El debate se libra entre liberales a ultranza, que denuncian la invasión de las hordas burocráticas (big government), y tibios socialdemótas, persuadidos de que el colapso financiero no es una venganza de John Maynard Keynes, el cual consideraba la inyección de dinero público como una medida estrictamente temporal, porque "a largo plazo todos estaremos muertos". Los seguidores de Milton Friedman, adalides del retorno a la economía clásica, en su versión menos dogmática, tienen una gran ventaja académica y entre los asesores de la clase política.
Los planificadores de la economía e incluso de la libertad que proliferaron tras la victoria de 1945, predicadores de una utópica convergencia entre los dos bloques de la guerra fría, hicieron mutis en el escenario político. La controversia es pragmática y sigue centrada en la decadencia del imperio, en la necesidad de adecuar los fines a los medios, como se infiere de la patética carta que el reputado columnista Thomas L. Friedman dirige, como si fuera Bush, a los líderes de Irak: "Mientras los norteamericanos pierden sus hogares y se hunden en la deuda no pueden entender por qué estamos gastando mil millones de dólares diarios para hacer que los iraquís se sientan más seguros en sus casas".

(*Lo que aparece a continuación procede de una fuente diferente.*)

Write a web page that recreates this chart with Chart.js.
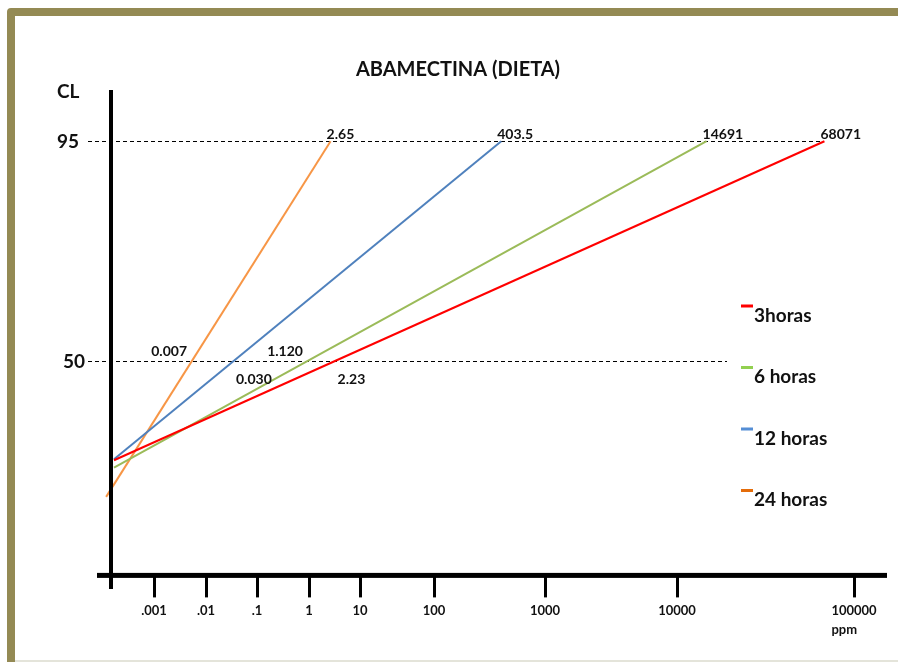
<!DOCTYPE html>
<html>
<head>
<meta charset="utf-8">
<script src="https://cdn.jsdelivr.net/npm/chart.js@4.4.1/dist/chart.umd.min.js"></script>
<style>
  html, body { margin: 0; padding: 0; background: #ffffff; }
  #c { display: block; }
</style>
</head>
<body>
<canvas id="c" width="898" height="662"></canvas>
<script>
// Series: exposure time
const series = ['3horas', '6 horas', '12 horas', '24 horas'];
// CL95 and CL50 concentrations (ppm), as printed on the chart
const lc95Labels = ['68071', '14691', '403.5', '2.65'];
const lc50Labels = ['2.23', '1.120', '0.030', '0.007'];
// Where each line begins at the left of the axis (ppm, CL)
const startPpm = [0.00017, 0.00017, 0.00017, 0.00012];
const startCL = [29.6, 28.1, 29.8, 22.1];
// Concentration axis
const tickValues = [0.001, 0.01, 0.1, 1, 10, 100, 1000, 10000, 100000];
const tickLabels = ['.001', '.01', '.1', '1', '10', '100', '1000', '10000', '100000'];
// Reference levels on the CL axis
const clLevels = [95, 50];
const clLabels = ['95', '50'];

// ---- styling / layout ----
const lineColors = ['#FF0000', '#9BBB59', '#4F81BD', '#F79646'];
const keyColors = ['#FF0000', '#92D050', '#558ED5', '#E46C0A'];
const FONT = 'Lato, "Open Sans", "DejaVu Sans", sans-serif';
// hand-spaced decade positions along the concentration axis (axis units)
const decadeAt = [43, 95, 146, 198, 249, 323, 434, 566, 743];
const X_SPAN = 776;

// ppm -> axis units, log-interpolated between the decade marks
function toAxis(ppm) {
  const L = Math.log10(ppm);
  const first = Math.log10(tickValues[0]);
  const k = L - first;
  const n = decadeAt.length;
  if (k <= 0) return decadeAt[0] + k * (decadeAt[1] - decadeAt[0]);
  if (k >= n - 1) return decadeAt[n - 1] + (k - (n - 1)) * (decadeAt[n - 1] - decadeAt[n - 2]);
  const i = Math.floor(k);
  return decadeAt[i] + (k - i) * (decadeAt[i + 1] - decadeAt[i]);
}

const lc95 = lc95Labels.map(Number);
const lc50 = lc50Labels.map(Number);

const datasets = series.map((name, i) => ({
  label: name,
  data: [
    { x: toAxis(startPpm[i]), y: startCL[i] },
    { x: toAxis(lc95[i]), y: 95 }
  ],
  borderColor: lineColors[i],
  backgroundColor: lineColors[i],
  borderWidth: 2,
  pointRadius: 0,
  tension: 0,
  fill: false,
  clip: false
}));

const lc50Place = ['below', 'above', 'below', 'above'];

const decor = {
  id: 'decor',
  beforeDraw(chart) {
    const c = chart.ctx;
    c.save();
    c.fillStyle = '#ffffff';
    c.fillRect(0, 0, chart.width, chart.height);
    // olive frame (top and left)
    c.fillStyle = '#948A54';
    c.beginPath();
    c.moveTo(7, chart.height);
    c.lineTo(7, 12);
    c.quadraticCurveTo(7, 8, 11, 8);
    c.lineTo(chart.width, 8);
    c.lineTo(chart.width, 16);
    c.lineTo(15, 16);
    c.lineTo(15, chart.height);
    c.closePath();
    c.fill();
    c.fillStyle = '#E4E4DA';
    c.fillRect(15, 660, chart.width - 15, 2);
    c.restore();
  },
  beforeDatasetsDraw(chart) {
    const c = chart.ctx;
    const ys = chart.scales.y;
    const ext = [[88, 822], [88, 727]];
    c.save();
    c.strokeStyle = '#000';
    c.lineWidth = 1;
    c.setLineDash([4, 3]);
    clLevels.forEach((v, i) => {
      const y = Math.round(ys.getPixelForValue(v)) + 0.5;
      c.beginPath();
      c.moveTo(ext[i][0], y);
      c.lineTo(ext[i][1], y);
      c.stroke();
    });
    c.restore();
  },
  afterDatasetsDraw(chart) {
    const c = chart.ctx;
    const ca = chart.chartArea;
    const xs = chart.scales.x, ys = chart.scales.y;
    c.save();
    // axes
    c.fillStyle = '#000';
    c.fillRect(97, ca.bottom - 2.5, 790, 5);
    c.fillRect(ca.left - 2, ca.top, 4, 589 - ca.top);

    // title
    c.fillStyle = '#111';
    c.textAlign = 'center';
    c.textBaseline = 'alphabetic';
    c.font = 'bold 20px ' + FONT;
    c.fillText('ABAMECTINA (DIETA)', 458, 76);

    // CL axis labels
    c.textAlign = 'left';
    c.font = 'bold 19px ' + FONT;
    c.fillText('CL', 57, 98);
    const lx = [57, 63];
    clLevels.forEach((v, i) => {
      c.fillText(clLabels[i], lx[i], ys.getPixelForValue(v) + 7);
    });

    // value labels
    c.font = 'bold 14px ' + FONT;
    const y50 = ys.getPixelForValue(50);
    series.forEach((name, i) => {
      const pts = chart.getDatasetMeta(i).data;
      const p0 = pts[0], p1 = pts[1];
      c.textAlign = 'left';
      c.fillText(lc95Labels[i], p1.x - 4, p1.y - 2);
      const t = (p0.y - y50) / (p0.y - p1.y);
      const cx = p0.x + t * (p1.x - p0.x);
      if (lc50Place[i] === 'above') {
        c.textAlign = 'right';
        c.fillText(lc50Labels[i], cx - 5, y50 - 5);
      } else {
        c.textAlign = 'left';
        c.fillText(lc50Labels[i], cx + 2, y50 + 23);
      }
    });

    // unit under the last concentration tick
    c.font = 'bold 13px ' + FONT;
    c.textAlign = 'left';
    const lastX = xs.getPixelForValue(decadeAt[decadeAt.length - 1]);
    const w = c.measureText(tickLabels[tickLabels.length - 1]).width;
    c.fillText('ppm', lastX - w / 2, 634);

    // key
    c.font = 'bold 19px ' + FONT;
    series.forEach((name, i) => {
      const base = 321.5 + i * 61.5;
      c.fillStyle = keyColors[i];
      c.fillRect(741, base - 17, 12, 3);
      c.fillStyle = '#111';
      c.fillText(name, 754, base);
    });
    c.restore();
  }
};

new Chart(document.getElementById('c'), {
  type: 'line',
  data: { datasets },
  options: {
    responsive: false,
    animation: false,
    devicePixelRatio: 1,
    layout: { padding: { left: 111, right: 11, top: 90, bottom: 37 } },
    scales: {
      x: {
        type: 'linear',
        min: 0,
        max: X_SPAN,
        afterBuildTicks(scale) {
          scale.ticks = decadeAt.map(v => ({ value: v }));
        },
        ticks: {
          autoSkip: false,
          maxRotation: 0,
          minRotation: 0,
          padding: 6,
          color: '#111',
          font: { family: FONT, size: 13, weight: 'bold' },
          callback: (v, i) => tickLabels[i]
        },
        grid: {
          drawOnChartArea: false,
          drawTicks: true,
          tickLength: 22,
          lineWidth: 3,
          color: '#000'
        },
        border: { display: false }
      },
      y: {
        type: 'linear',
        min: 6,
        max: 105.5,
        display: false
      }
    },
    plugins: {
      legend: { display: false },
      title: { display: false },
      tooltip: { enabled: false }
    }
  },
  plugins: [decor]
});
</script>
</body>
</html>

Desaparecido en el combate someramente ideológico el presidente Bush, en sus últimos cuatro meses, el dinamismo del secretario del Tesoro y del presidente de la Reserva Federal desbordó a los aspirantes a la Casa Blanca, los senadores John McCain y Barack Obama, que ni esperaban el desastre ni tenían preparado un protocolo de primeros auxilios, aunque la crisis económica desplazó a la guerra de Irak como la cuestión más relevante. Por eso firmaron un comunicado conjunto y patriótico, tras ser requeridos por Bush, para enterrar sus reticencias ante la amenaza del cataclismo, pese al escepticismo del público y los reductos de la rebelión populista en el Congreso.

La campaña prosiguió sin enjundia, superficial y cautelosa, como si los candidatos tuvieran miedo a decir lo que piensan o solo pensaran por procuración, más pendientes del error del adversario que del acierto propio. "La muerte de la política", deploran en The Washington Post. Sus programas han sido zarandeados por la crisis. Ni las rebajas de impuestos de McCain, en la estela republicana, ni el aumento del gasto público en los servicios sociales de Obama, como corresponde a unos demócratas identificados con la voracidad fiscal, podrán ser aplicados tras la sangría multimillonaria para redimir de sus pecados a la aristocracia de las finanzas en bancarrota.

La desenvoltura de Bush para abandonar su última trinchera ideológica --la aversión al intervencionismo-- es la penúltima derrota de los neoconservadores y ultraliberales que inspiraron su presidencia o, al menos, que atrajeron las críticas más virulentas por sus quimeras de expandir la democracia sin reparar en los dispendios. Bush actúa bajo la presión de los hechos, delega en el tándem Paulson-Bernanke, se olvida del dogma y está bajo la influencia de los pragmáticos, a los que se ha pasado con armas y bagajes la secretaria de Estado, Condoleezza Rice.

El naufragio de Wall Street quizá no simbolice el retorno de la historia con sus conflictos permanentes, pero contribuye a polarizar las posiciones. Los dos candidatos han sido suplantados en su visión inevitablemente centrista y moderada por los radicales de ambos partidos en el Capitolio. Por eso no se sabe si la política se esfuma o vuelve por sus fueros, pese a la penuria ideológica de los principales contendientes.

Mateo Madridejos, periodista e historiador.